WHAT YOU HAVE TO DO >> Begin with the first line of the material and copy each line word for word through the line that contains "(0,0) rectangle (1247pt,-5589pt);"; the pictures are left out.

INFORMATION PROVIDED >>
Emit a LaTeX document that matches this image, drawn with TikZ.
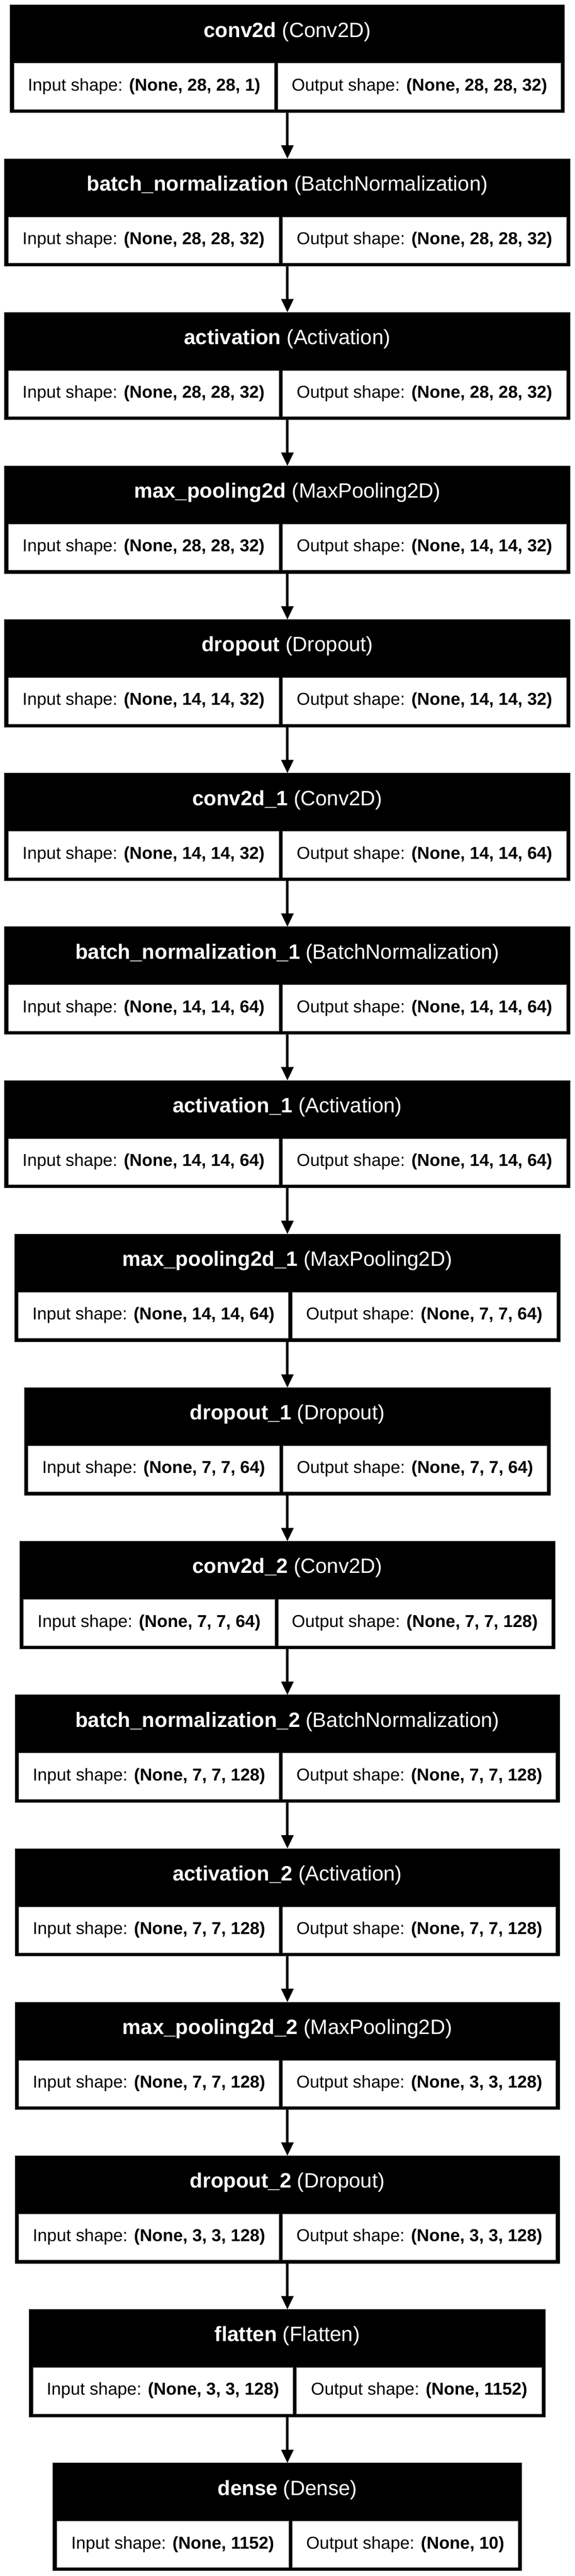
\documentclass[tikz,border=0pt]{standalone}
\usepackage{fontspec}
\setmainfont{Liberation Sans}
\usetikzlibrary{positioning,arrows.meta}
\tikzstyle{layer}=[rectangle,fill=black,draw=black!80,line width=1pt,
minimum height=233.3pt,inner sep=0pt,outer sep=0pt]
\tikzstyle{head}=[text=white,inner sep=0pt,font=\fontsize{45}{48}\selectfont]
\tikzstyle{cellbox}=[rectangle,fill=white,draw=black!45,line width=1pt,
minimum height=100pt,inner sep=0pt,outer sep=0pt,font=\fontsize{37.4}{40}\selectfont]
\tikzstyle{flow}=[line width=5.5pt,-{Triangle[width=26pt,length=29pt]}]

\begin{document}
\begin{tikzpicture}[node distance=100pt]
            \useasboundingbox (0,0) rectangle (1247pt,-5589pt);

            % FIRST CONV PART

            \node[layer,minimum width=1202.5pt,anchor=north] (l0) at (623.5pt,-11pt) {};
            \node[head] (h0) at ([yshift=-58pt]l0.north) {\textbf{conv2d} (Conv2D)};
            \node[cellbox,minimum width=564.7pt,above right=7pt and 8pt of l0.south west] (i0) {Input shape: \textbf{(None, 28, 28, 1)}};
            \node[cellbox,minimum width=613.8pt,above left=7pt and 8pt of l0.south east] (o0) {Output shape: \textbf{(None, 28, 28, 32)}};

            \node[layer,minimum width=1227pt,below=of l0] (l1) {};
            \node[head] (h1) at ([yshift=-58pt]l1.north) {\textbf{batch\_normalization} (BatchNormalization)};
            \node[cellbox,minimum width=587pt,above right=7pt and 8pt of l1.south west] (i1) {Input shape: \textbf{(None, 28, 28, 32)}};
            \node[cellbox,minimum width=616pt,above left=7pt and 8pt of l1.south east] (o1) {Output shape: \textbf{(None, 28, 28, 32)}};

            \node[layer,minimum width=1227pt,below=of l1] (l2) {};
            \node[head] (h2) at ([yshift=-58pt]l2.north) {\textbf{activation} (Activation)};
            \node[cellbox,minimum width=587pt,above right=7pt and 8pt of l2.south west] (i2) {Input shape: \textbf{(None, 28, 28, 32)}};
            \node[cellbox,minimum width=616pt,above left=7pt and 8pt of l2.south east] (o2) {Output shape: \textbf{(None, 28, 28, 32)}};

            \node[layer,minimum width=1227pt,below=of l2] (l3) {};
            \node[head] (h3) at ([yshift=-58pt]l3.north) {\textbf{max\_pooling2d} (MaxPooling2D)};
            \node[cellbox,minimum width=587pt,above right=7pt and 8pt of l3.south west] (i3) {Input shape: \textbf{(None, 28, 28, 32)}};
            \node[cellbox,minimum width=616pt,above left=7pt and 8pt of l3.south east] (o3) {Output shape: \textbf{(None, 14, 14, 32)}};

            \node[layer,minimum width=1227pt,below=of l3] (l4) {};
            \node[head] (h4) at ([yshift=-58pt]l4.north) {\textbf{dropout} (Dropout)};
            \node[cellbox,minimum width=587pt,above right=7pt and 8pt of l4.south west] (i4) {Input shape: \textbf{(None, 14, 14, 32)}};
            \node[cellbox,minimum width=616pt,above left=7pt and 8pt of l4.south east] (o4) {Output shape: \textbf{(None, 14, 14, 32)}};

            % SECOND CONV PART

            \node[layer,minimum width=1227pt,below=of l4] (l5) {};
            \node[head] (h5) at ([yshift=-58pt]l5.north) {\textbf{conv2d\_1} (Conv2D)};
            \node[cellbox,minimum width=587pt,above right=7pt and 8pt of l5.south west] (i5) {Input shape: \textbf{(None, 14, 14, 32)}};
            \node[cellbox,minimum width=616pt,above left=7pt and 8pt of l5.south east] (o5) {Output shape: \textbf{(None, 14, 14, 64)}};

            \node[layer,minimum width=1227pt,below=of l5] (l6) {};
            \node[head] (h6) at ([yshift=-58pt]l6.north) {\textbf{batch\_normalization\_1} (BatchNormalization)};
            \node[cellbox,minimum width=587pt,above right=7pt and 8pt of l6.south west] (i6) {Input shape: \textbf{(None, 14, 14, 64)}};
            \node[cellbox,minimum width=616pt,above left=7pt and 8pt of l6.south east] (o6) {Output shape: \textbf{(None, 14, 14, 64)}};

            \node[layer,minimum width=1227pt,below=of l6] (l7) {};
            \node[head] (h7) at ([yshift=-58pt]l7.north) {\textbf{activation\_1} (Activation)};
            \node[cellbox,minimum width=587pt,above right=7pt and 8pt of l7.south west] (i7) {Input shape: \textbf{(None, 14, 14, 64)}};
            \node[cellbox,minimum width=616pt,above left=7pt and 8pt of l7.south east] (o7) {Output shape: \textbf{(None, 14, 14, 64)}};

            \node[layer,minimum width=1183.4pt,below=of l7] (l8) {};
            \node[head] (h8) at ([yshift=-58pt]l8.north) {\textbf{max\_pooling2d\_1} (MaxPooling2D)};
            \node[cellbox,minimum width=586pt,above right=7pt and 8pt of l8.south west] (i8) {Input shape: \textbf{(None, 14, 14, 64)}};
            \node[cellbox,minimum width=573.4pt,above left=7pt and 8pt of l8.south east] (o8) {Output shape: \textbf{(None, 7, 7, 64)}};

            \node[layer,minimum width=1142pt,below=of l8] (l9) {};
            \node[head] (h9) at ([yshift=-58pt]l9.north) {\textbf{dropout\_1} (Dropout)};
            \node[cellbox,minimum width=545.6pt,above right=7pt and 8pt of l9.south west] (i9) {Input shape: \textbf{(None, 7, 7, 64)}};
            \node[cellbox,minimum width=572.4pt,above left=7pt and 8pt of l9.south east] (o9) {Output shape: \textbf{(None, 7, 7, 64)}};

            % THIRD CONV PART

            \node[layer,minimum width=1161pt,below=of l9] (l10) {};
            \node[head] (h10) at ([yshift=-58pt]l10.north) {\textbf{conv2d\_2} (Conv2D)};
            \node[cellbox,minimum width=544.8pt,above right=7pt and 8pt of l10.south west] (i10) {Input shape: \textbf{(None, 7, 7, 64)}};
            \node[cellbox,minimum width=592.2pt,above left=7pt and 8pt of l10.south east] (o10) {Output shape: \textbf{(None, 7, 7, 128)}};

            \node[layer,minimum width=1181pt,below=of l10] (l11) {};
            \node[head] (h11) at ([yshift=-58pt]l11.north) {\textbf{batch\_normalization\_2} (BatchNormalization)};
            \node[cellbox,minimum width=564.6pt,above right=7pt and 8pt of l11.south west] (i11) {Input shape: \textbf{(None, 7, 7, 128)}};
            \node[cellbox,minimum width=592.4pt,above left=7pt and 8pt of l11.south east] (o11) {Output shape: \textbf{(None, 7, 7, 128)}};

            \node[layer,minimum width=1181pt,below=of l11] (l12) {};
            \node[head] (h12) at ([yshift=-58pt]l12.north) {\textbf{activation\_2} (Activation)};
            \node[cellbox,minimum width=564.6pt,above right=7pt and 8pt of l12.south west] (i12) {Input shape: \textbf{(None, 7, 7, 128)}};
            \node[cellbox,minimum width=592.4pt,above left=7pt and 8pt of l12.south east] (o12) {Output shape: \textbf{(None, 7, 7, 128)}};

            \node[layer,minimum width=1181pt,below=of l12] (l13) {};
            \node[head] (h13) at ([yshift=-58pt]l13.north) {\textbf{max\_pooling2d\_2} (MaxPooling2D)};
            \node[cellbox,minimum width=564.6pt,above right=7pt and 8pt of l13.south west] (i13) {Input shape: \textbf{(None, 7, 7, 128)}};
            \node[cellbox,minimum width=592.4pt,above left=7pt and 8pt of l13.south east] (o13) {Output shape: \textbf{(None, 3, 3, 128)}};

            \node[layer,minimum width=1181pt,below=of l13] (l14) {};
            \node[head] (h14) at ([yshift=-58pt]l14.north) {\textbf{dropout\_2} (Dropout)};
            \node[cellbox,minimum width=564.6pt,above right=7pt and 8pt of l14.south west] (i14) {Input shape: \textbf{(None, 3, 3, 128)}};
            \node[cellbox,minimum width=592.4pt,above left=7pt and 8pt of l14.south east] (o14) {Output shape: \textbf{(None, 3, 3, 128)}};

            % DENSE PART

            \node[layer,minimum width=1120pt,below=of l14] (l15) {};
            \node[head] (h15) at ([yshift=-58pt]l15.north) {\textbf{flatten} (Flatten)};
            \node[cellbox,minimum width=563.8pt,above right=7pt and 8pt of l15.south west] (i15) {Input shape: \textbf{(None, 3, 3, 128)}};
            \node[cellbox,minimum width=532.2pt,above left=7pt and 8pt of l15.south east] (o15) {Output shape: \textbf{(None, 1152)}};

            \node[layer,minimum width=1017pt,below=of l15] (l16) {};
            \node[head] (h16) at ([yshift=-58pt]l16.north) {\textbf{dense} (Dense)};
            \node[cellbox,minimum width=503.4pt,above right=7pt and 8pt of l16.south west] (i16) {Input shape: \textbf{(None, 1152)}};
            \node[cellbox,minimum width=489.6pt,above left=7pt and 8pt of l16.south east] (o16) {Output shape: \textbf{(None, 10)}};

            % Connections of Layers

            \path[flow] (l0) edge (l1);
            \path[flow] (l1) edge (l2);
            \path[flow] (l2) edge (l3);
            \path[flow] (l3) edge (l4);
            \path[flow] (l4) edge (l5);
            \path[flow] (l5) edge (l6);
            \path[flow] (l6) edge (l7);
            \path[flow] (l7) edge (l8);
            \path[flow] (l8) edge (l9);
            \path[flow] (l9) edge (l10);
            \path[flow] (l10) edge (l11);
            \path[flow] (l11) edge (l12);
            \path[flow] (l12) edge (l13);
            \path[flow] (l13) edge (l14);
            \path[flow] (l14) edge (l15);
            \path[flow] (l15) edge (l16);

        \end{tikzpicture}
\end{document}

ANSWER TO THIS PROBLEM >>
Emit a LaTeX document that matches this image, drawn with TikZ.
\documentclass[tikz,border=0pt]{standalone}
\usepackage{fontspec}
\setmainfont{Liberation Sans}
\usetikzlibrary{positioning,arrows.meta}
\tikzstyle{layer}=[rectangle,fill=black,draw=black!80,line width=1pt,
minimum height=233.3pt,inner sep=0pt,outer sep=0pt]
\tikzstyle{head}=[text=white,inner sep=0pt,font=\fontsize{45}{48}\selectfont]
\tikzstyle{cellbox}=[rectangle,fill=white,draw=black!45,line width=1pt,
minimum height=100pt,inner sep=0pt,outer sep=0pt,font=\fontsize{37.4}{40}\selectfont]
\tikzstyle{flow}=[line width=5.5pt,-{Triangle[width=26pt,length=29pt]}]

\begin{document}
\begin{tikzpicture}[node distance=100pt]
            \useasboundingbox (0,0) rectangle (1247pt,-5589pt);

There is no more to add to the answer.